The analysis includes data from the geological past showing that the last time CO2 concentrations in the atmosphere were higher than today was about 3myears ago. Temperatures were then 2-4C higher – in the range the world could experience later this century – and sea level eventually rose 10-25 metres higher than at present. As recently as 400,000 years ago, part of the EAIS retreated 700km inland when global temperature rose only 1-2C.

Prof Nerilie Abram, a co-author of the analysis at the Australian National University, said: “A key lesson from the past is that the East Antarctic Ice Sheet is highly sensitive to even relatively modest warming scenarios. It isn’t as stable and protected as we once thought.
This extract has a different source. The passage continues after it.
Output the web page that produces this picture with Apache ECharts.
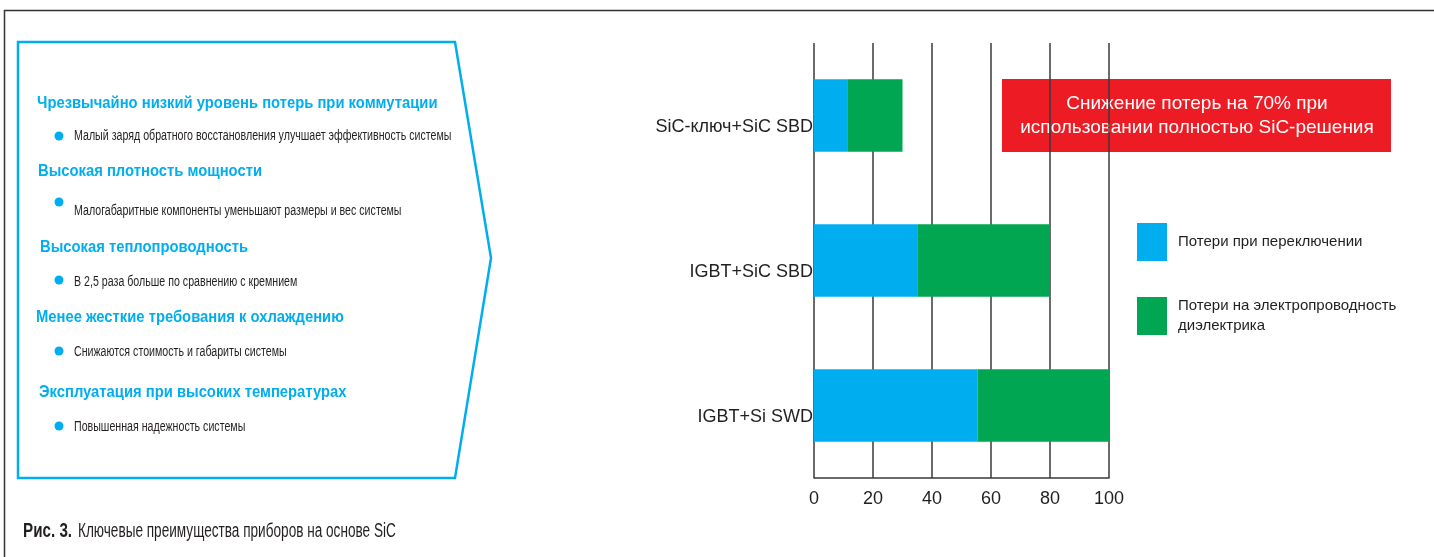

“We now have a very small window of opportunity to rapidly lower our greenhouse gas emissions, limit the rise in global temperatures and preserve the East Antarctic Ice Sheet,” she said.

The EAIS was thought to be stable as much of it sits above sea level, meaning that warming oceans cannot reach it and the only melting is from warmer air, which is a much slower process. In contrast, the WAIS sits below sea level. However, Stokes said: “Over the last decade or so, we’ve started to see the first twitches from the EAIS, with some glaciers retreating and thinning.”

Taking mountain glaciers and all ice caps into account, the Intergovernmental Panel on Climate Change projects between 0.28 metres and 1 metre of sea level rise by 2100, depending on emissions.